** begin Data to process **
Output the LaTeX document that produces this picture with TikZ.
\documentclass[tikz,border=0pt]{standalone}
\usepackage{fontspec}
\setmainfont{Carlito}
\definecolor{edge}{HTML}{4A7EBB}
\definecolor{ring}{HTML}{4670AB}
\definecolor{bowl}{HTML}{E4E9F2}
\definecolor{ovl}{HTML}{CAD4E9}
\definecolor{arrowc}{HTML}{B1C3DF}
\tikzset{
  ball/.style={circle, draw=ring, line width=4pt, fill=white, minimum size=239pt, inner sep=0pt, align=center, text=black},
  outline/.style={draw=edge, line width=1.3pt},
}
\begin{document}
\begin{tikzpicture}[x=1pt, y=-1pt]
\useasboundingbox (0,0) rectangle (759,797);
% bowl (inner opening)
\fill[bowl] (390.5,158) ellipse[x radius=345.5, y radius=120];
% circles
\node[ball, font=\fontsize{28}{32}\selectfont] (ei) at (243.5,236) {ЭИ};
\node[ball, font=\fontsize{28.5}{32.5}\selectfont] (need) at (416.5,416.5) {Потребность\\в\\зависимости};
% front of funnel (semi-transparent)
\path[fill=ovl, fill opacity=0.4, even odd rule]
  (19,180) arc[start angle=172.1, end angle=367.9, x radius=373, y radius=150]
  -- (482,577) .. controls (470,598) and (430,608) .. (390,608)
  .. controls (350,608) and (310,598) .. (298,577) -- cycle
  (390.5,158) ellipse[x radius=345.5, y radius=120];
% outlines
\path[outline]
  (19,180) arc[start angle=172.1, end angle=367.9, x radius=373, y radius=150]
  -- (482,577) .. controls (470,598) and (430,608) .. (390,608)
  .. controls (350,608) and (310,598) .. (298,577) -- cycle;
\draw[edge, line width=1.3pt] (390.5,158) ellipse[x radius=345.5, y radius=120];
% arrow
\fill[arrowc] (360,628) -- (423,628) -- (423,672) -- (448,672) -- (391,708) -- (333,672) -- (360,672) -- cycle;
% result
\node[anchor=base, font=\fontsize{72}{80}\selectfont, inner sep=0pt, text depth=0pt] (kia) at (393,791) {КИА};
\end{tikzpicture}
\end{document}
** end Data to process **
** begin Data to process **
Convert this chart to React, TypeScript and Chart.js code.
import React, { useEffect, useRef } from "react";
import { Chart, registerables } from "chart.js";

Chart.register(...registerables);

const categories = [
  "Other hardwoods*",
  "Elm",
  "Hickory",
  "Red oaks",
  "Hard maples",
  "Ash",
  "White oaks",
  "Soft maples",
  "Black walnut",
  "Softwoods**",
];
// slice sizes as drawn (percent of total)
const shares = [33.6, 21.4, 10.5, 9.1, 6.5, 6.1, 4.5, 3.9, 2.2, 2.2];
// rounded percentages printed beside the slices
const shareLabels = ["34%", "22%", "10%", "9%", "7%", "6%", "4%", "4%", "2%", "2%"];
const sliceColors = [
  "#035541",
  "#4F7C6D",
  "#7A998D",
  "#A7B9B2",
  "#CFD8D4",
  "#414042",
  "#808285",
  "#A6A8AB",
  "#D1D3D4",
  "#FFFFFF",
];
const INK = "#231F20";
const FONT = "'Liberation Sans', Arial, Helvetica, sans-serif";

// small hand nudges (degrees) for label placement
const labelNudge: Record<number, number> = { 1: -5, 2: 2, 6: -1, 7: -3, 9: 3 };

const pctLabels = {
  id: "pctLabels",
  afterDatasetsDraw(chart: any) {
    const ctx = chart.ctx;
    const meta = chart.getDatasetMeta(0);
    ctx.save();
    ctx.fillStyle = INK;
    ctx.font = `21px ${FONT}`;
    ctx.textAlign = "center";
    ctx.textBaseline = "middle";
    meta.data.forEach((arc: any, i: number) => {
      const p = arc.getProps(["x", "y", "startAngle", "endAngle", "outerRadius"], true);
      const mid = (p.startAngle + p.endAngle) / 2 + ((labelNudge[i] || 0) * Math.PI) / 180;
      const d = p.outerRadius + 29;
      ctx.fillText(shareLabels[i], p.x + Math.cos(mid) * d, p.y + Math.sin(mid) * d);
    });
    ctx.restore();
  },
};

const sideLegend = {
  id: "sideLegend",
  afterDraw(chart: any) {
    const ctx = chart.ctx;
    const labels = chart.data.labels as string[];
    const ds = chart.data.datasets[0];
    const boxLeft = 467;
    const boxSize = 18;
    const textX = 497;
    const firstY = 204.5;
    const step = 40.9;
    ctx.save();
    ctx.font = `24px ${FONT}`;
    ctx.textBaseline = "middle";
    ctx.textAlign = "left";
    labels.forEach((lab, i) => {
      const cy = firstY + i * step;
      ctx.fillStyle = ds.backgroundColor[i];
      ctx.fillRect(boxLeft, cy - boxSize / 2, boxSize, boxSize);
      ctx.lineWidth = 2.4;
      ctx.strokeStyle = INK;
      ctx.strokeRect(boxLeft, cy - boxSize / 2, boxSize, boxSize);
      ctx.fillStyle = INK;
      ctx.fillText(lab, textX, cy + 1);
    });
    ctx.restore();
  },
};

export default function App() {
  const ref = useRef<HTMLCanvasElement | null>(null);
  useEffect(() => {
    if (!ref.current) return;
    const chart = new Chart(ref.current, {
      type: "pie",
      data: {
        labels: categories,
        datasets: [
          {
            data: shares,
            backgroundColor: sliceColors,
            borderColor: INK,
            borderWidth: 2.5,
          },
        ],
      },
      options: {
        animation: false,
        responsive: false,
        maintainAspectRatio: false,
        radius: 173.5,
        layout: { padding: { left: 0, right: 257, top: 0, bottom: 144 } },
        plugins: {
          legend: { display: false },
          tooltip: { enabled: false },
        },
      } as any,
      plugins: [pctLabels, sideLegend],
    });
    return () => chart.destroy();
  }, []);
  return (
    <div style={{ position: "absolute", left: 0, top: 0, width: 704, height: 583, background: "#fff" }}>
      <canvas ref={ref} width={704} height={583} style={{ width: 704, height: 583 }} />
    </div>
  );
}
** end Data to process **
• Directive: Extract only the lines from the line with "Convert this chart" through the line with "Chart.register(...registerables);", keeping both end lines exactly as they are.

• Solution for this exercise:
Convert this chart to React, TypeScript and Chart.js code.
import React, { useEffect, useRef } from "react";
import { Chart, registerables } from "chart.js";

Chart.register(...registerables);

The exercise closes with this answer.